§ RECORDS FOR THIS TASK
────────
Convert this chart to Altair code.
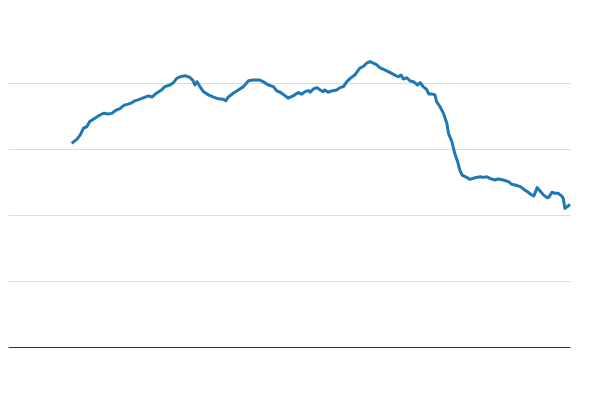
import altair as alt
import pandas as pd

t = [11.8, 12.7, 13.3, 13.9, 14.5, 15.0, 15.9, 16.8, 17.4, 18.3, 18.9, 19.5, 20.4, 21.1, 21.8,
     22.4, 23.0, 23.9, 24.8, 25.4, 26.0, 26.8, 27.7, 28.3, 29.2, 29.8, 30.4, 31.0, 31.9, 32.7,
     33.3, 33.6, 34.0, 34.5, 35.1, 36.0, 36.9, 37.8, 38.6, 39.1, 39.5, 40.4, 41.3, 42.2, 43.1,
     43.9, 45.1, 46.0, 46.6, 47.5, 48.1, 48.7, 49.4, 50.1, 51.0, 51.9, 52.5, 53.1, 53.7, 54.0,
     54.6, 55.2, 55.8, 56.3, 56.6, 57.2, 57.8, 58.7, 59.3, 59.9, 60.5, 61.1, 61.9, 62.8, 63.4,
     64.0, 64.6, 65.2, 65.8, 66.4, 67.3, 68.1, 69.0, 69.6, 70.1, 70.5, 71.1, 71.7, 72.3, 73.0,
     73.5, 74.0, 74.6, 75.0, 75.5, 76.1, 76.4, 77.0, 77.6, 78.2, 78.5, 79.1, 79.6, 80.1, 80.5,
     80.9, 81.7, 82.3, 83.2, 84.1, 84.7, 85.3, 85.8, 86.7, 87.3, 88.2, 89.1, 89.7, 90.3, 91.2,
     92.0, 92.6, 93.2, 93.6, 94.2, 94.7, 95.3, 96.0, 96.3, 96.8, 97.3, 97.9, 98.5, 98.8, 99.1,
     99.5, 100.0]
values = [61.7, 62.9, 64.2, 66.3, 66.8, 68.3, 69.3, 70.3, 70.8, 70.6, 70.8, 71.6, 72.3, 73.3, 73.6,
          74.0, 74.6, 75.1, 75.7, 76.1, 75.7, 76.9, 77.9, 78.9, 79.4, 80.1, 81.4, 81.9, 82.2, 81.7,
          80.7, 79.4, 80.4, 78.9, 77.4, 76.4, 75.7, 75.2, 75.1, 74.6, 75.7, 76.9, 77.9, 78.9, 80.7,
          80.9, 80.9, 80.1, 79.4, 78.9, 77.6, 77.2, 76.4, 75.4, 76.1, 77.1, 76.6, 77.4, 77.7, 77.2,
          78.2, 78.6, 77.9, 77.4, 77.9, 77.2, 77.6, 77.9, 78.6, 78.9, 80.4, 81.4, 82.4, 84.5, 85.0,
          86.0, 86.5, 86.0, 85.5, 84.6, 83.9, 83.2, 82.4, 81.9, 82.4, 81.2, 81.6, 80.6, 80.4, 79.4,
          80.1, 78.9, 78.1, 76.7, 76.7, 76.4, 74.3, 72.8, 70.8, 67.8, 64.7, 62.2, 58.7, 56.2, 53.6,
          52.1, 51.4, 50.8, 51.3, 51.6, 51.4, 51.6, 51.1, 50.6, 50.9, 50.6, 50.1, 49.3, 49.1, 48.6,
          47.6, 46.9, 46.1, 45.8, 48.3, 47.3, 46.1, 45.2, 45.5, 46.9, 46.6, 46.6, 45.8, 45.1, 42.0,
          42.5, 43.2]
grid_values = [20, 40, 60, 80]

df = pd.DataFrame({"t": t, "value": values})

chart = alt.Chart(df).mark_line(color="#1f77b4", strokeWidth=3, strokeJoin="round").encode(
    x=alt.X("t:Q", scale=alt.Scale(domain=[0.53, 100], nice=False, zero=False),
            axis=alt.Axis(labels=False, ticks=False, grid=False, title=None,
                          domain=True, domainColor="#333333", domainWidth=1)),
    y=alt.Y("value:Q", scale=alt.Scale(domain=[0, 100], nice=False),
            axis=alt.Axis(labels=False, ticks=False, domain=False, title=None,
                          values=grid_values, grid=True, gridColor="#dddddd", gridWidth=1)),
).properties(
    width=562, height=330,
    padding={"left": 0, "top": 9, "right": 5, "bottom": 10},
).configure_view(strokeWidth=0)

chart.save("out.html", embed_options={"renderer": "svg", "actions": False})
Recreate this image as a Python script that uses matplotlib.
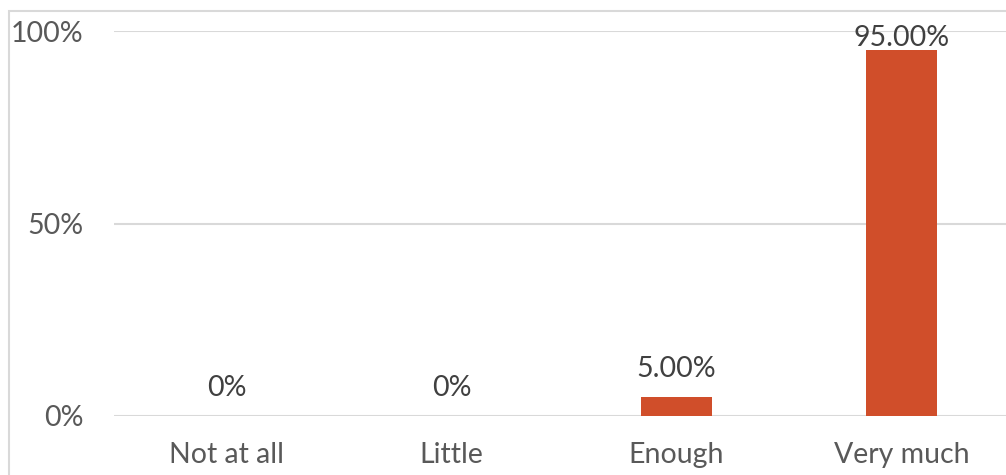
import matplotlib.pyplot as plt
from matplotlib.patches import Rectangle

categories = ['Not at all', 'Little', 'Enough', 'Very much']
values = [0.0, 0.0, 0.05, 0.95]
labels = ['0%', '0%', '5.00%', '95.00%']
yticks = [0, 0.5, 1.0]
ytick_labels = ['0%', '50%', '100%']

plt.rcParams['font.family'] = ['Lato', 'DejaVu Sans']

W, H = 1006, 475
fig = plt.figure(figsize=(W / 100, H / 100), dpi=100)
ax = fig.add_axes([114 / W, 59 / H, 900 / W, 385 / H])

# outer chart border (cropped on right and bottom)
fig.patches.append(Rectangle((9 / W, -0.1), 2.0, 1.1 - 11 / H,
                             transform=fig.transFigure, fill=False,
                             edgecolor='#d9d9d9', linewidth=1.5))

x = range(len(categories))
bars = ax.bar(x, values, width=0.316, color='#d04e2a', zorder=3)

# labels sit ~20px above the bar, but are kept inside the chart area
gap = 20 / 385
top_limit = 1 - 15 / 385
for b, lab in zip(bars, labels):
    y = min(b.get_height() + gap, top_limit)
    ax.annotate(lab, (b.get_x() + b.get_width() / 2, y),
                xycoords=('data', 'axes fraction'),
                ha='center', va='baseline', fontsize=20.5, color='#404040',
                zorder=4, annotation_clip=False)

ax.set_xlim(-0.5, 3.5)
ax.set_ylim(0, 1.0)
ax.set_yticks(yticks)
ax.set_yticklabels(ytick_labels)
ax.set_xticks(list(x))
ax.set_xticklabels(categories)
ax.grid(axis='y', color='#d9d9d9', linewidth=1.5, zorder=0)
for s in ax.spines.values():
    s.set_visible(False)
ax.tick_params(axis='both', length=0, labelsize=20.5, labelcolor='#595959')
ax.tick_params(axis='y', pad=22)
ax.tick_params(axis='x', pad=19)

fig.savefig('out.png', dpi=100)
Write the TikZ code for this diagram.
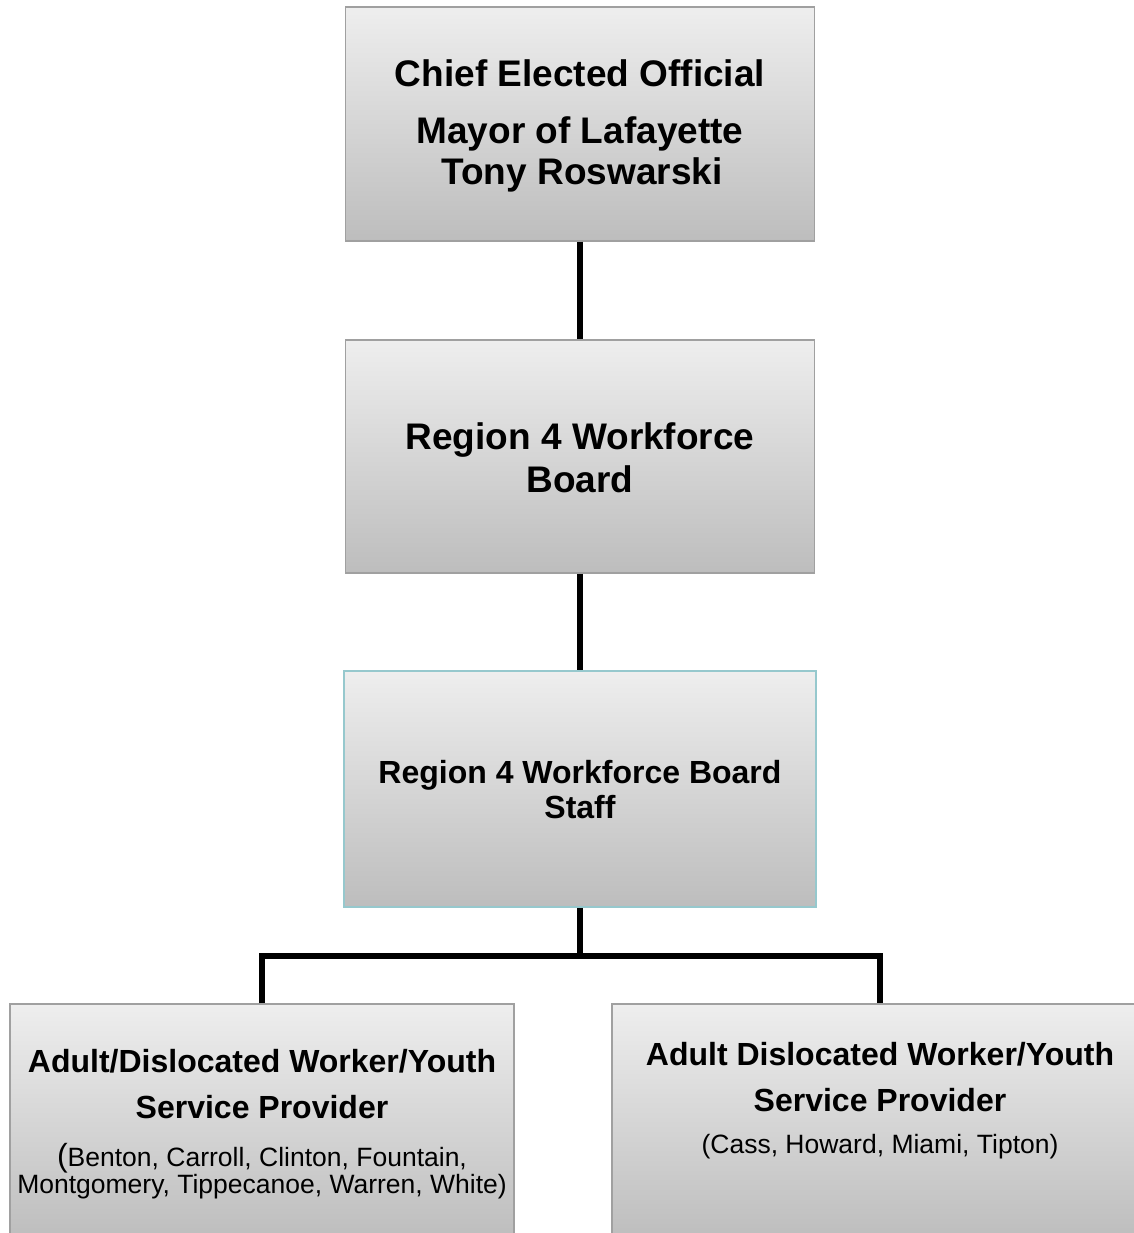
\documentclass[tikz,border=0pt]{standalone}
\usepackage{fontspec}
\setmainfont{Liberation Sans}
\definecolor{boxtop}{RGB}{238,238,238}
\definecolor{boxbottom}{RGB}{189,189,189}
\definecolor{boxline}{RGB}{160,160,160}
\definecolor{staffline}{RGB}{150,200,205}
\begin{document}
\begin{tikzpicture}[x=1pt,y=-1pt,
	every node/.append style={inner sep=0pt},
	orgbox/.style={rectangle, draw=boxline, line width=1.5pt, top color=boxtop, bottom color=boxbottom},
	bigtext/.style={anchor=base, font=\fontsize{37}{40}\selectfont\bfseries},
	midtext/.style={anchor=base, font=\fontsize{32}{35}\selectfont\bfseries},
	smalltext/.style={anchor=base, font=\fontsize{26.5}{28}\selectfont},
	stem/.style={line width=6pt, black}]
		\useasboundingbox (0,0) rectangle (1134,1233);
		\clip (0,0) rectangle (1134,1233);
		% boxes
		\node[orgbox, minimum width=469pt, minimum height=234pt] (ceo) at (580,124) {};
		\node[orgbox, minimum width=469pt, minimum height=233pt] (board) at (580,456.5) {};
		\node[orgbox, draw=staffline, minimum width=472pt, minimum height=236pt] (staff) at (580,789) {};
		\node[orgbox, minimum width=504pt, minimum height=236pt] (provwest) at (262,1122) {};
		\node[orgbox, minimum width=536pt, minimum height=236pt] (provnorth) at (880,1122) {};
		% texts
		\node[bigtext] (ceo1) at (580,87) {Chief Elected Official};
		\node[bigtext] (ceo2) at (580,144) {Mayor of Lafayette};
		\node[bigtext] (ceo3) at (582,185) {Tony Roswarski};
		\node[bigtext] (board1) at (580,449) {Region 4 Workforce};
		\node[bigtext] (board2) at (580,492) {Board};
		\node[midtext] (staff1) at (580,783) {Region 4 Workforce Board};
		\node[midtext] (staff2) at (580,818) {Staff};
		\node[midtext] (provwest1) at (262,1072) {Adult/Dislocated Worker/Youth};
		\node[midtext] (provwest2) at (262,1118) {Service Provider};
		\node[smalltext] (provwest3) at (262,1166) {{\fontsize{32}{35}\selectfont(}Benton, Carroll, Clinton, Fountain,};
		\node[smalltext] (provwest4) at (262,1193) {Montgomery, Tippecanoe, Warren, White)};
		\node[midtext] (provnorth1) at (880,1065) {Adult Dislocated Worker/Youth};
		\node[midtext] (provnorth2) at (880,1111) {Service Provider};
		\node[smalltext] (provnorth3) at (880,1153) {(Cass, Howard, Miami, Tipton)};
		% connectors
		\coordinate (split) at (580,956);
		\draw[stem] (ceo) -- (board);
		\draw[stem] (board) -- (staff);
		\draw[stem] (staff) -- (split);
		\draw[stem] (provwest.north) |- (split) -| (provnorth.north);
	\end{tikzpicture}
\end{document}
────────
§ SHORT PROBLEM
Leaving out all pictures, set down exactly the lines of the material above, from the line with "Recreate this image" to the line with "from matplotlib.patches import Rectangle" inclusive, and no others.

§ RESPONSE FOR THIS EXERCISE
Recreate this image as a Python script that uses matplotlib.
import matplotlib.pyplot as plt
from matplotlib.patches import Rectangle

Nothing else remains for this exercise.